Gary Svee, who wrote for the Billings Gazette from the late-1960s until 2000, a career that spanned everything from the moon landing to the Not In Our Town movement, died on Sunday. He was 75.
Svee began his career at the Gazette after graduating from the University of Montana in 1967 with a bachelor's degree in journalism. In 1980 he was named the paper's opinion page editor, an assignment he relished and a role he'd keep until his departure from the Gazette in 2000.
"He took small incidents and related them to the larger community," said Diane Svee, Gary's wife.
Retired Gazette reporter Jim Gransbery, who worked closely with Svee for decades, said Svee had a genuine feel for community.
"Looking at him as a writer, I think that his fiction revealed more than his journalism," Gransbery said.

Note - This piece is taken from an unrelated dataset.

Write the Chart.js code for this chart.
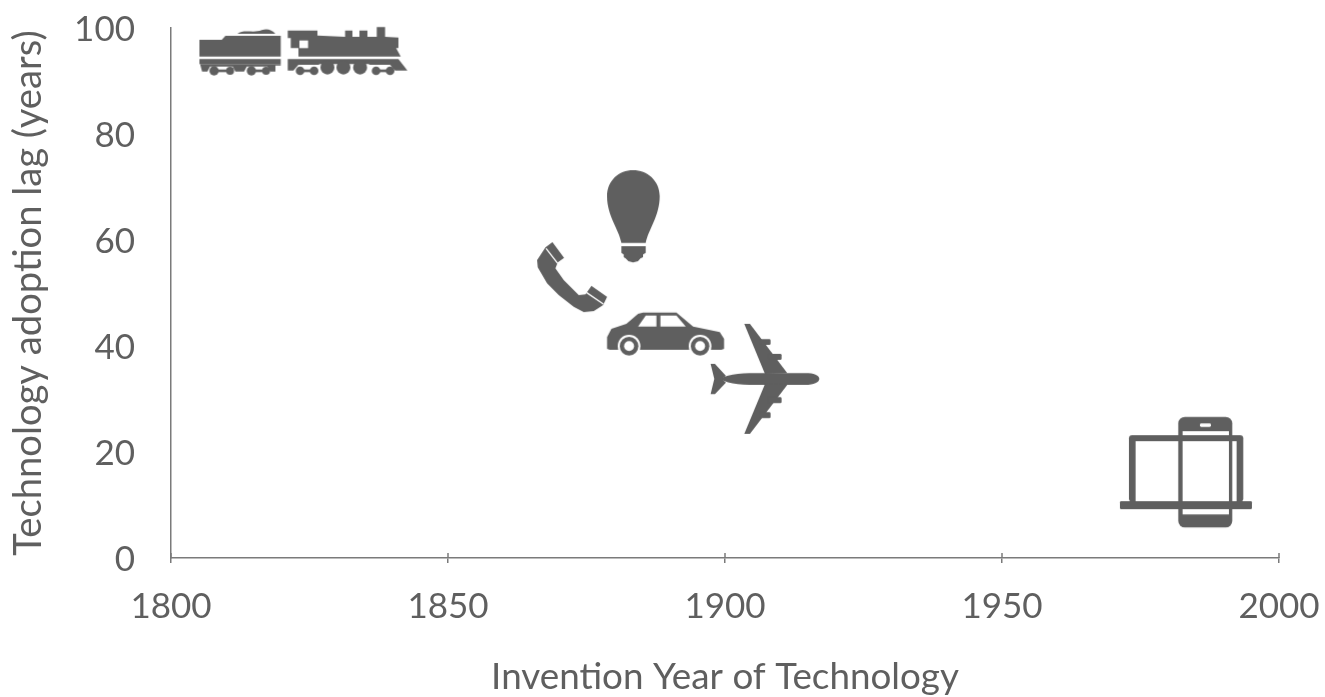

For years, Svee wrote westerns, publishing a total of seven novels. "Sanctuary," which was published in 1990, won the Spur Award from the Western Writers of America.
"His fiction work had a real sense of place in the American West," Gransbery said.
Svee was not a small man. He played center for the University of Montana's football team in 1962 and 1963 and later in his career, when he was a reporter and then an editor, his presence could fill a room.
"He was a very large man," Gransbery said.
But as intimidating as his titanic size could be, it was his big heart that sparked the most memories among his colleagues.
"He had a real sense of social justice," Gransbery said. "He seethed with injustice."
And yet, even in those moments, Svee never displayed any outward expression of anger, no fiery outbursts or blown tempers, Gransbery said.
"He was a gentle giant," he said.
Svee was promoted from reporter to opinion page editor by Dick Wesnick, who had just been hired as The Gazette's editor in 1980. They worked together — "hand-in-glove," Wesnick said — for the next 20 years.
"He was a giant of a man," Wesnick said. "He was as gentle of a giant as you can imagine. I know that's a cliche, but it was true."
Remembering his friend and colleague, Wesnick recalled how brilliantly Svee stood for quality journalism and honesty in government.
"It's a tremendous loss," Wesnick said.
Svee's best qualities as an opinion writer and one who had a keen sense of social justice came together in 1993 when anti-Semitic literature was turning up in Billings. That was followed by someone throwing a paving stone through a 5-year-old Jewish boy's window adorned with images of the menorah and the Star of David.
Svee spoke out about the incident in numerous editorials, calling on the community to stand up for everyone's rights.
Along with publishing the editorials, the newspaper's staff decided to publish a full page-sized image of a menorah that community members could hang in their windows and places of business. It sparked a movement that resulted in a PBS documentary and an invitation for Svee to speak about the incident at the Kennedy Center in Washington, D.C.
It was an incredible moment for Svee, his wife said Tuesday. The evening ended with a Holocaust survivor, who was in the audience, hugging Svee after his presentation and telling him he would have been one of the people to stand up against Jewish persecution had he been in Germany in the 1930s.